Leave a mark
How Bruce Goff modernized Tulsa
Architect Bruce Goff designed Boston Avenue Methodist Church at 22 years old, sharing design credit with his former high school art teacher Adah Robinson.
In her debut feature documentary GOFF, Oklahoma filmmaker Britni Harris sets out across the country to answer a vital question about the work of architect Bruce Goff: How does a city “live with the past and present in one continuous stream”?
The answer to the architect’s animating question can be found right here in Tulsa, where Goff represents the connective tissue between the city’s early and modern periods. The crown jewel of Green Country, Tulsa became a sort of playground for the artist in the early 20th century, where the dramatic sweep of history and modernity lives in some of the architect’s most iconic buildings.
Goff’s family moved around Indian Territory during the turn-of-the-century, his father often unable to provide food for the family. In the pre-oil boom days of Tulsa, Henrietta, Hominy and Skiatook, Goff’s only exposure to architecture was the crude prairie structures erected in haste by white settlers and the more permanent but still recent dwellings of relocated Indians.
But as he grew older, Goff helped carve out another side to the same coin. The influx of oil money and a growing Tulsa population meant new structures were needed, and not simple things, but buildings that could put the city’s new money on display.
Goff began an apprenticeship at the architectural firm Rush, Endacott and Rush at the age of 12 in 1916, where he would make partner by 1929. Between these two points Goff designed his first house at 13 and would see his last Tulsa home built in 1930. Some of these have been destroyed to make way for luxury homes, others have seen major alterations, but many still stand in Goff’s unassuming residential Deco style.
The first major work that would shape his career and his most well-known achievement is Boston Avenue Methodist Church. At 22 years old, sharing design credit with his former high school art teacher Adah Robinson, Goff’s virtuosic vision was expressed in what the National Register of Historic Places calls “the most current stylistic thinking of that time period of American architecture [with] few peers among its contemporaries.” The church rises south of downtown, as if setting itself apart from other Deco structures in a holy manner.
Goff then designed the Tulsa Club building one year later in 1927. Another downtown structure, this was a decadent boys club up top and housed the Tulsa Chamber of Commerce on the first five floors. Abandoned in 1994, the Tulsa Club fell into major disrepair. This might represent the tension between Tulsa’s rising history of wealth, fall, and an ongoing revival. Rather than bulldoze it for a parking lot, the Hilton Curio Collection took control of the property and converted it into an opulent 96-room hotel that opened its doors earlier this year.
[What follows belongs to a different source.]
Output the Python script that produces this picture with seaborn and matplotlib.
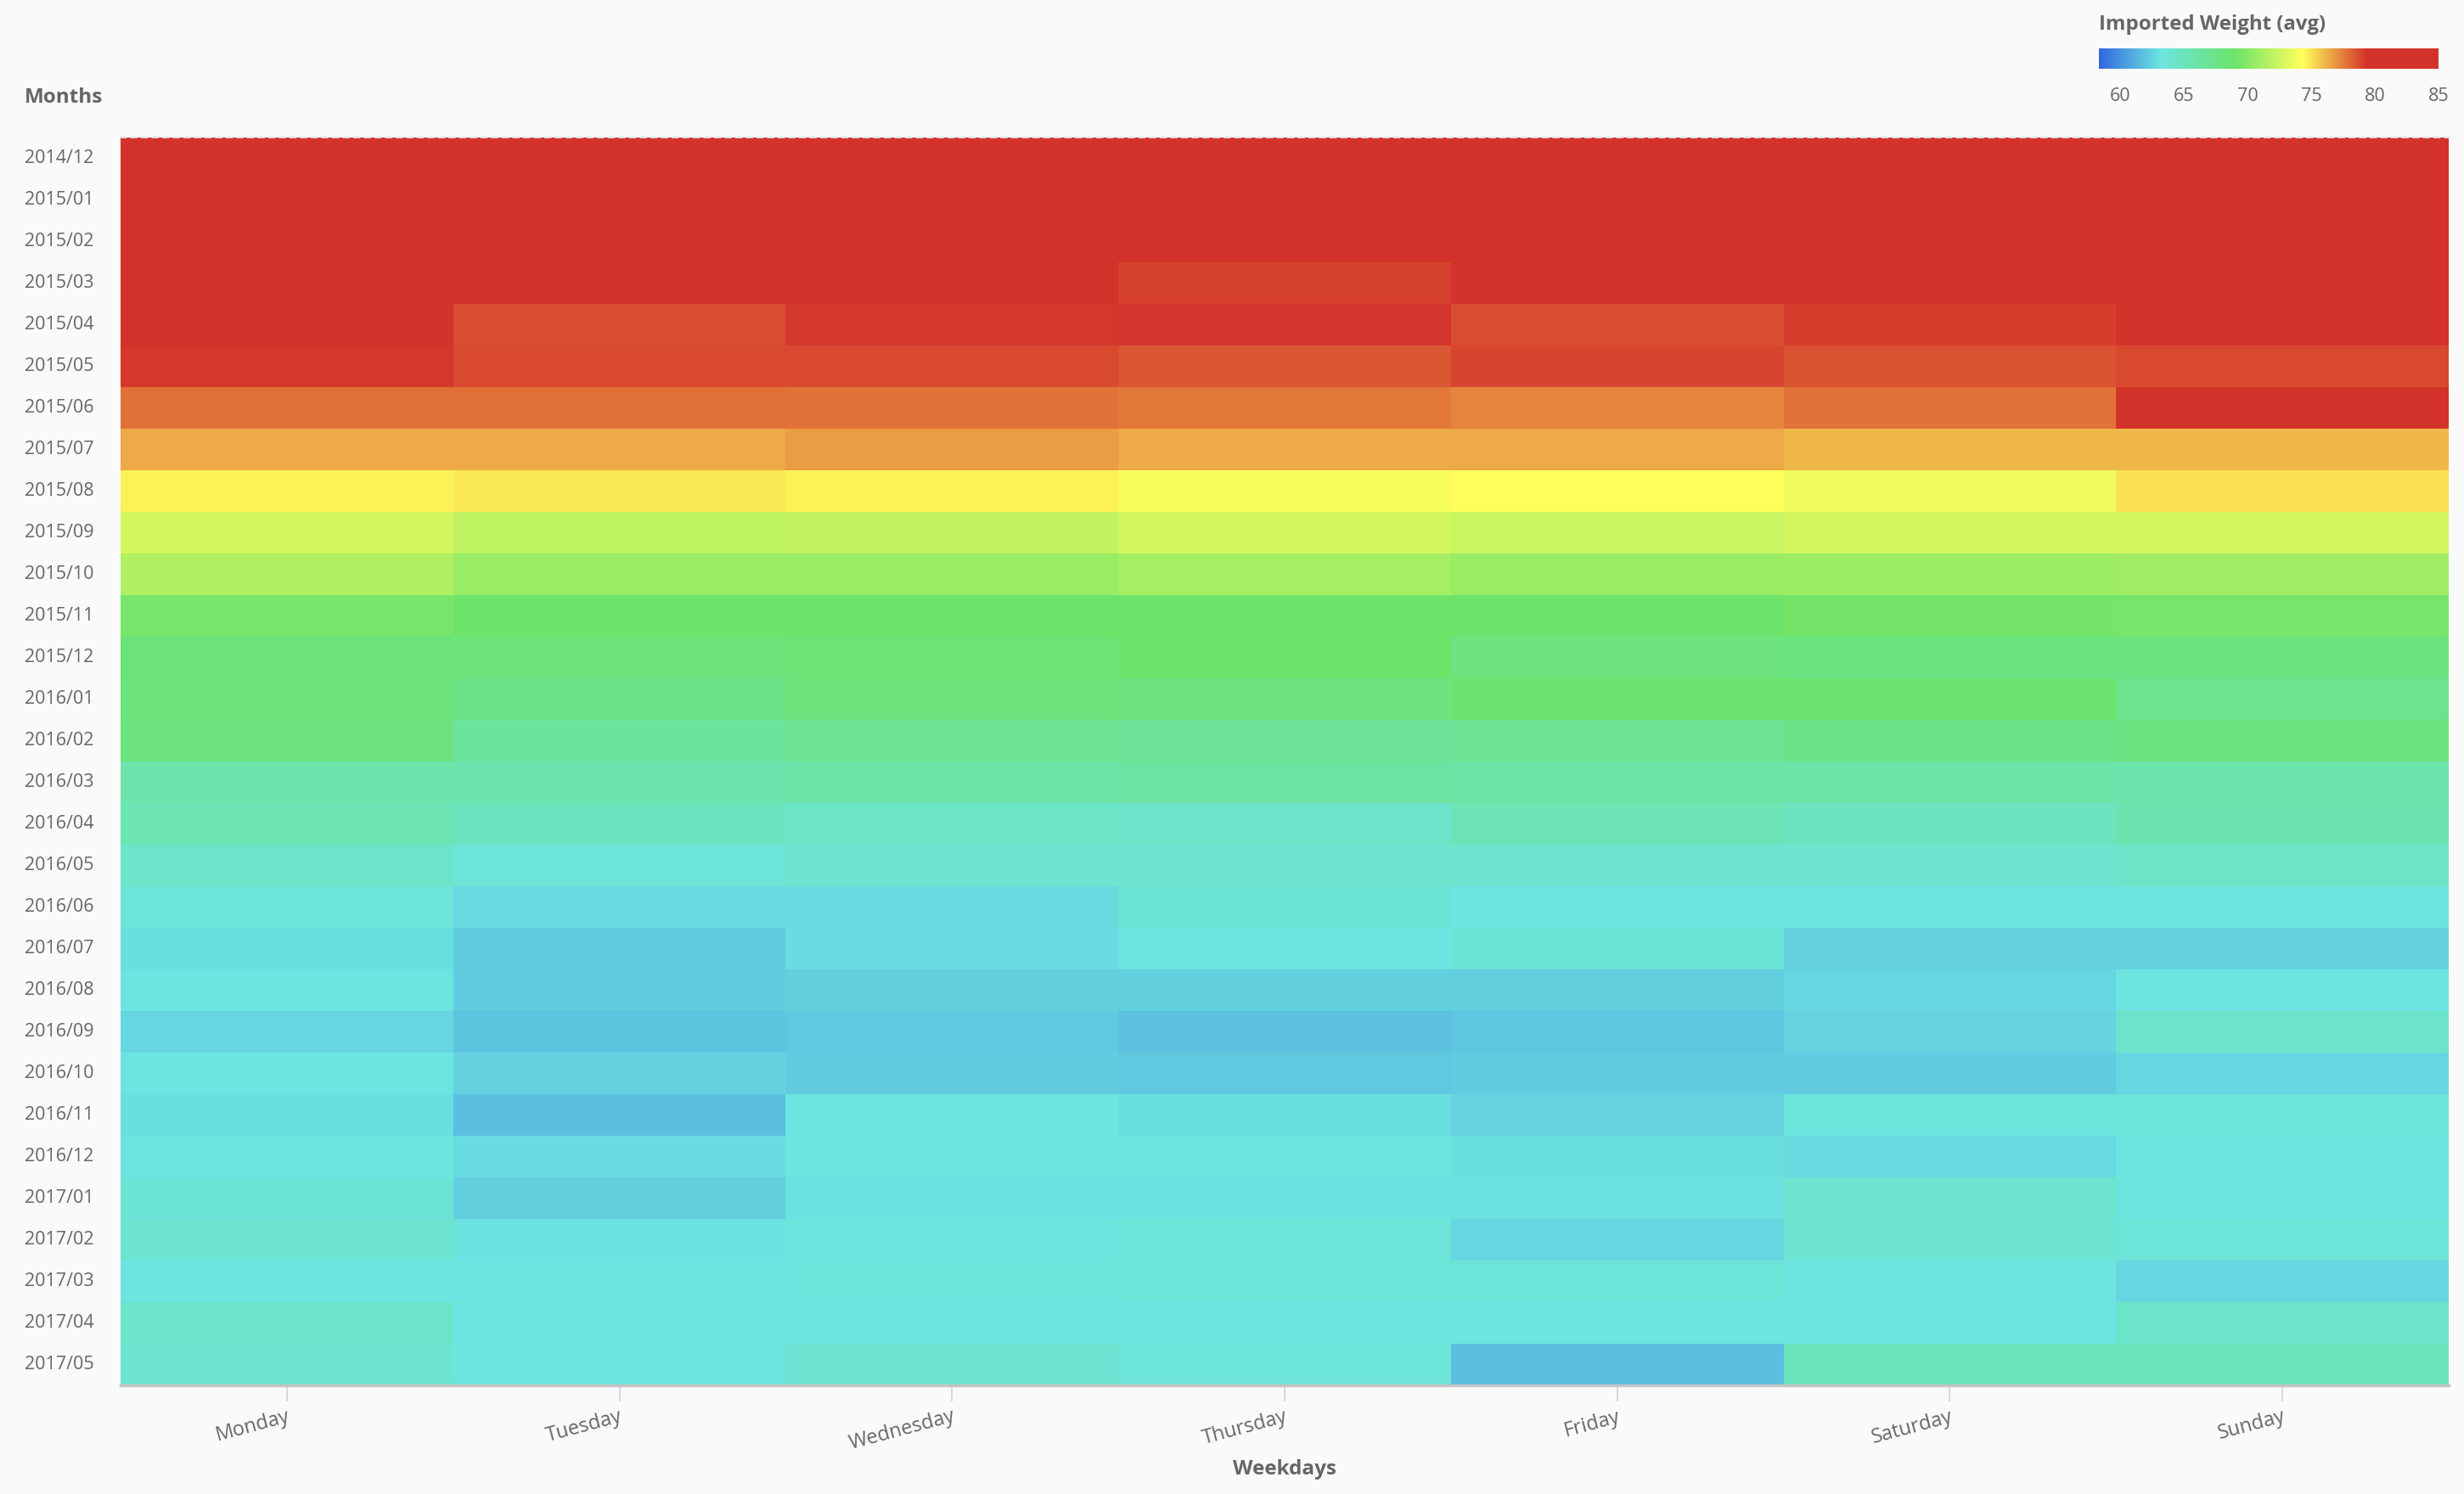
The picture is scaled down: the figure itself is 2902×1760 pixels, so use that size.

One can worship in a Goff, stay the night in a Goff, or see The Drunkard and the Olio at the Tulsa Spotlight Theater on Riverside, designed by Goff in 1929—but filling in the gaps requires some internet sleuthing, prowling midtown neighborhoods for other commercial and residential works, or venturing beyond the borders of Tulsa County.
To help fill these gaps, GOFF filmmaker Harris spoke with homeowners and those who knew the architect on a road trip through his most productive regions. Setting off with a six-person crew from Kansas City to California, Harris and her team of Oklahoma filmmakers followed the architect’s footprint to answer his eternal question of fluidity in time and space.
“Honestly, that road trip gave me my voice as a filmmaker,” Harris told The Tulsa Voice upon returning in 2015. “Before that, I was very nervous to power through the story and really take a hold of it. But once we took the road trip, it was on my shoulders to keep us going and keep driving.”
The film made its premier in October at the Architecture & Design Film Festival in New York City, but its Tulsa premier is still forthcoming.
While Goff left a lasting mark on the city of Tulsa, he never designed another structure here after leaving town in 1930. It’s as if, responsible for Art Deco’s apex, Goff had left his mark and decided to move on. He saw Tulsa in its squalor and its riches. The skyline is better for it, and so are we, walking among the remnants of his dreams.